To keep things fair, the pilot used a submetering method that only applied dynamic pricing to EV charging – not the whole house. That meant customers without solar panels or batteries weren’t penalized for being unable to shift their entire home’s energy use. More than 1,000 people signed up in just two months, and over half were from disadvantaged communities.
And when dynamic pricing is paired with clear communication and automation, participation gets easier, savings increase, and the grid gets more flexible.
“Enrolling in MCE Sync was incredibly easy, and it has made managing my EV charging so simple,” said MCE customer Franco Maynetto. “I love being able to track my energy consumption and see how much I’m saving each month.”
Nick Woolley, CEO and co-founder of ev.energy, says the key to making managed charging work is to build solutions that are dynamic, equitable, and easy to use. “We need an approach that targets flexible loads, is built through collaboration, and ensures everyone benefits—especially underserved communities,” he said.
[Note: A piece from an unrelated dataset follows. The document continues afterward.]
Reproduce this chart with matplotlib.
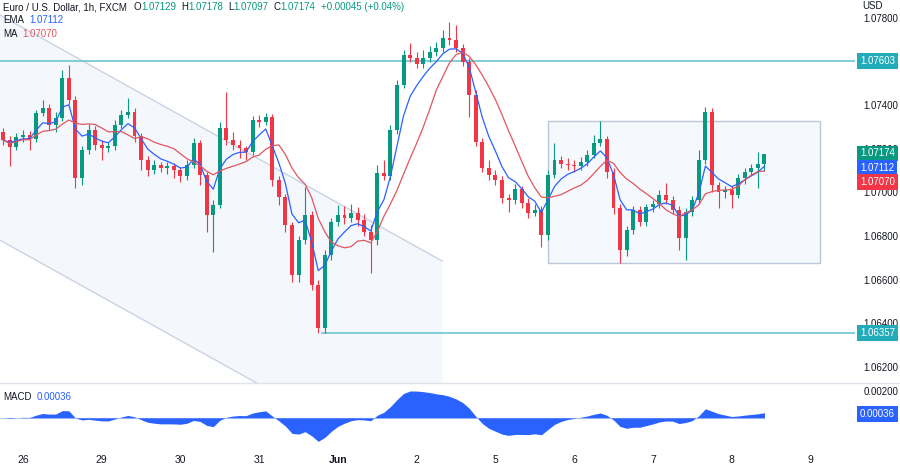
import numpy as np
import pandas as pd
import matplotlib
matplotlib.use("Agg")
import matplotlib.pyplot as plt
from matplotlib.patches import Polygon, Rectangle
from matplotlib.lines import Line2D

plt.rcParams["font.family"] = ["Liberation Sans", "DejaVu Sans"]

# EURUSD at 2h steps (bar 3 = start of May 26)
first_open = 1.07277
closes = [
    1.07240, 1.07208, 1.07254, 1.07263, 1.07245, 1.07364, 1.07387, 1.07309, 1.07341, 1.07525,
    1.07424, 1.07066, 1.07195, 1.07286, 1.07217, 1.07204, 1.07213, 1.07309, 1.07355, 1.07369,
    1.07259, 1.07149, 1.07103, 1.07126, 1.07112, 1.07121, 1.07103, 1.07075, 1.07126, 1.07227,
    1.07080, 1.06896, 1.06942, 1.07295, 1.07240, 1.07217, 1.07204, 1.07186, 1.07332, 1.07323,
    1.07346, 1.07057, 1.06979, 1.06850, 1.06621, 1.06782, 1.06896, 1.06575, 1.06378, 1.06713,
    1.06864, 1.06896, 1.06883, 1.06906, 1.06873, 1.06818, 1.06782, 1.07089, 1.07075, 1.07286,
    1.07493, 1.07630, 1.07617, 1.07589, 1.07617, 1.07644, 1.07662, 1.07708, 1.07699, 1.07662,
    1.07598, 1.07447, 1.07231, 1.07112, 1.07080, 1.07057, 1.06975, 1.06965, 1.07016, 1.06952,
    1.06906, 1.06919, 1.06805, 1.07080, 1.07149, 1.07130, 1.07126, 1.07121, 1.07140, 1.07172,
    1.07227, 1.07245, 1.07094, 1.06928, 1.06736, 1.06828, 1.06919, 1.06864, 1.06933, 1.06947,
    1.06988, 1.06965, 1.06919, 1.06791, 1.06910, 1.06965, 1.07149, 1.07369, 1.07034, 1.07002,
    1.07011, 1.06988, 1.07066, 1.07094, 1.07112, 1.07129, 1.07174,
]
highs = [
    1.07295, 1.07259, 1.07273, 1.07286, 1.07282, 1.07378, 1.07424, 1.07406, 1.07369, 1.07562,
    1.07584, 1.07442, 1.07213, 1.07314, 1.07305, 1.07240, 1.07231, 1.07332, 1.07378, 1.07433,
    1.07387, 1.07273, 1.07167, 1.07149, 1.07140, 1.07140, 1.07135, 1.07117, 1.07149, 1.07250,
    1.07240, 1.07094, 1.06965, 1.07323, 1.07461, 1.07277, 1.07240, 1.07213, 1.07351, 1.07355,
    1.07364, 1.07360, 1.07075, 1.06993, 1.06864, 1.06800, 1.07025, 1.06915, 1.06598, 1.06736,
    1.06883, 1.06942, 1.06938, 1.06947, 1.06933, 1.06901, 1.06850, 1.07126, 1.07149, 1.07309,
    1.07516, 1.07653, 1.07685, 1.07644, 1.07653, 1.07672, 1.07690, 1.07745, 1.07782, 1.07768,
    1.07681, 1.07617, 1.07470, 1.07250, 1.07149, 1.07103, 1.07075, 1.06993, 1.07039, 1.07029,
    1.06975, 1.06947, 1.06938, 1.07103, 1.07227, 1.07167, 1.07158, 1.07149, 1.07163, 1.07195,
    1.07263, 1.07328, 1.07259, 1.07112, 1.06947, 1.06846, 1.06938, 1.06938, 1.06947, 1.06965,
    1.07011, 1.07043, 1.06984, 1.06938, 1.06928, 1.06984, 1.07195, 1.07392, 1.07387, 1.07048,
    1.07029, 1.07029, 1.07084, 1.07112, 1.07130, 1.07186, 1.07178,
]
lows = [
    1.07217, 1.07121, 1.07195, 1.07231, 1.07195, 1.07231, 1.07351, 1.07286, 1.07277, 1.07328,
    1.07406, 1.07020, 1.07034, 1.07176, 1.07195, 1.07149, 1.07186, 1.07195, 1.07295, 1.07341,
    1.07231, 1.07103, 1.07075, 1.07084, 1.07094, 1.07084, 1.07066, 1.07048, 1.07057, 1.07112,
    1.07034, 1.06818, 1.06727, 1.06928, 1.07217, 1.07195, 1.07158, 1.07149, 1.07172, 1.07300,
    1.07309, 1.07029, 1.06942, 1.06818, 1.06589, 1.06589, 1.06763, 1.06552, 1.06355, 1.06355,
    1.06690, 1.06846, 1.06855, 1.06864, 1.06846, 1.06800, 1.06630, 1.06759, 1.07057, 1.07057,
    1.07268, 1.07479, 1.07598, 1.07571, 1.07571, 1.07598, 1.07626, 1.07644, 1.07676, 1.07644,
    1.07580, 1.07346, 1.07213, 1.07094, 1.07057, 1.07034, 1.06952, 1.06910, 1.06947, 1.06928,
    1.06883, 1.06892, 1.06750, 1.06782, 1.07066, 1.07112, 1.07103, 1.07094, 1.07103, 1.07121,
    1.07158, 1.07213, 1.07066, 1.06901, 1.06676, 1.06708, 1.06809, 1.06846, 1.06846, 1.06910,
    1.06928, 1.06947, 1.06901, 1.06736, 1.06690, 1.06892, 1.06947, 1.07130, 1.07002, 1.06928,
    1.06975, 1.06928, 1.06975, 1.07039, 1.07080, 1.07020, 1.07097,
]

day_labels = ["26", "29", "30", "31", "Jun", "2", "5", "6", "7", "8", "9"]
bars_per_day = 12
first_day_bar = 3
# 1.07600 sits under the 1.07603 level tag, so it is left out
price_ticks = [1.062, 1.064, 1.066, 1.068, 1.070, 1.072, 1.074, 1.078]

# drawings on the chart
resistance = 1.07603
support = 1.06357
support_start_bar = 48.6
range_bars = (83.0, 124.5)
range_prices = (1.06676, 1.07328)
channel_bars = (-0.5, 66.9)
channel_upper = (1.07814, 1.06685)
channel_lower = (1.06781, 1.05652)

legend_ohlc = ["1.07129", "1.07178", "1.07097", "1.07174"]
legend_change = "+0.00045 (+0.04%)"
ema_last, ma_last, macd_last = "1.07112", "1.07070", "0.00036"

UP, DOWN = "#089981", "#f23645"
EMA_C, MA_C = "#2962ff", "#e0565f"
LEVEL_C = "#6cc6cf"
TXT = "#131722"
FS = 7

W, H = 900, 465
c = np.array(closes)
o = np.r_[first_open, c[:-1]]
hi = np.array(highs)
lo = np.array(lows)
x = np.arange(len(c))
cols = np.where(c >= o, UP, DOWN)

ema = pd.Series(c).ewm(span=5, adjust=False).mean()
ma = pd.Series(c).rolling(10, min_periods=1).mean()
s = pd.Series(c)
macd = (s.ewm(span=6, adjust=False).mean() - s.ewm(span=13, adjust=False).mean()).values

fig = plt.figure(figsize=(W / 100, H / 100), dpi=100)
ax = fig.add_axes([0, 82 / H, 855 / W, 383 / H])
mx = fig.add_axes([0, 18 / H, 855 / W, 64 / H], sharex=ax)

# channel
poly = Polygon([(channel_bars[0], channel_upper[0]), (channel_bars[1], channel_upper[1]),
                (channel_bars[1], channel_lower[1]), (channel_bars[0], channel_lower[0])],
               closed=True, fc="#f4f7fc", ec="none", zorder=0)
ax.add_patch(poly)
ax.plot(channel_bars, channel_upper, color="#c9d3e3", lw=1, zorder=1)
ax.plot(channel_bars, channel_lower, color="#c9d3e3", lw=1, zorder=1)

# range box
ax.add_patch(Rectangle((range_bars[0], range_prices[0]), range_bars[1] - range_bars[0],
                       range_prices[1] - range_prices[0], fc="#f5f8fc", ec="#bcc8da", lw=1, zorder=1))

# levels
ax.axhline(resistance, color=LEVEL_C, lw=1.2, zorder=2)
ax.plot([support_start_bar, 200], [support, support], color=LEVEL_C, lw=1.2, zorder=2)

# candles
ax.vlines(x, lo, hi, colors=cols, lw=0.8, zorder=3)
ax.bar(x, np.maximum(np.abs(c - o), 0.00002), bottom=np.minimum(o, c), width=0.6,
       color=cols, lw=0, zorder=4)
ax.plot(x, ema, color=EMA_C, lw=0.9, zorder=5)
ax.plot(x, ma, color=MA_C, lw=0.9, zorder=5)

ax.set_xlim(-0.5, 129.8)
ax.set_ylim(1.061258, 1.078826)
ax.yaxis.tick_right()
ax.set_yticks(price_ticks)
ax.set_yticklabels([f"{p:.5f}" for p in price_ticks])
ax.tick_params(axis="y", length=0, pad=6, labelsize=FS, labelcolor=TXT)
ax.tick_params(axis="x", bottom=False, labelbottom=False)
for sp in ax.spines.values():
    sp.set_visible(False)


def tag(axis, y, text, bg, dy=0):
    axis.annotate(text, xy=(1.0, y), xycoords=("axes fraction", "data"), xytext=(5, dy),
                  textcoords="offset pixels", ha="left", va="center", fontsize=FS,
                  color="white", annotation_clip=False, zorder=10,
                  bbox=dict(boxstyle="square,pad=0.3", fc=bg, ec="none"))


tag(ax, resistance, f"{resistance:.5f}", "#22abb9")
tag(ax, support, f"{support:.5f}", "#22abb9")
tag(ax, c[-1], legend_ohlc[3], UP, dy=1)
tag(ax, float(ema_last), ema_last, EMA_C)
tag(ax, float(ma_last), ma_last, DOWN, dy=-5)

# MACD pane
mx.fill_between(x, macd, 0, color="#2962ff", lw=0, zorder=2)
mx.axhline(0, color="#c4d3f5", lw=0.8, xmax=(x[-1] + 0.5) / 130.3, zorder=1)
mx.set_ylim(-0.002179, 0.002597)
mx.yaxis.tick_right()
mx.set_yticks([0.002])
mx.set_yticklabels(["0.00200"])
mx.tick_params(axis="y", length=0, pad=6, labelsize=FS, labelcolor=TXT)
day_pos = [first_day_bar + k * bars_per_day for k in range(len(day_labels))]
mx.set_xticks(day_pos)
mx.set_xticklabels(day_labels)
mx.tick_params(axis="x", length=0, pad=6, labelsize=7.5, labelcolor=TXT)
for lab in mx.get_xticklabels():
    if lab.get_text() == "Jun":
        lab.set_fontweight("bold")
for sp in mx.spines.values():
    sp.set_visible(False)
tag(mx, 0.0, macd_last, EMA_C, dy=4)

fig.add_artist(Line2D([0, 1], [82 / H, 82 / H], color="#e0e3eb", lw=1))

renderer = fig.canvas.get_renderer()


def text_run(px, py, parts, size=FS):
    for txt, col, gap in parts:
        t = fig.text(px / W, 1 - py / H, txt, color=col, fontsize=size, ha="left", va="center")
        px += t.get_window_extent(renderer).width + gap


text_run(3, 7, [("Euro / U.S. Dollar, 1h, FXCM", TXT, 7),
                ("O", TXT, 0), (legend_ohlc[0], UP, 5),
                ("H", TXT, 0), (legend_ohlc[1], UP, 5),
                ("L", TXT, 0), (legend_ohlc[2], UP, 5),
                ("C", TXT, 0), (legend_ohlc[3], UP, 5),
                (legend_change, UP, 0)])
text_run(3, 20, [("EMA", TXT, 5), (ema_last, EMA_C, 0)])
text_run(3, 34, [("MA", TXT, 5), (ma_last, MA_C, 0)])
text_run(3, 397, [("MACD", TXT, 5), (macd_last, EMA_C, 0)])
fig.text(862 / W, 1 - 6 / H, "USD", color=TXT, fontsize=FS, ha="left", va="center")

fig.savefig("out.png", dpi=100, facecolor="white")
SVCE CEO Monica Padilla echoed that. “Helping our customers charge off-peak to lower their bills and align their charging with when energy is cleanest is not just valuable for our community, but for the broader California energy ecosystem,” she said.
MCE’s Alice Havenar-Daughton added that the ability to experiment with rate structures through partnerships is key: “Combining targeted dynamic pricing with managed charging can significantly shift peak load and reduce costs, especially for underserved communities.”
In phase 2 of ChargeWise California, ev.energy will partner with utilities to “tap into the full value” of flexible charging.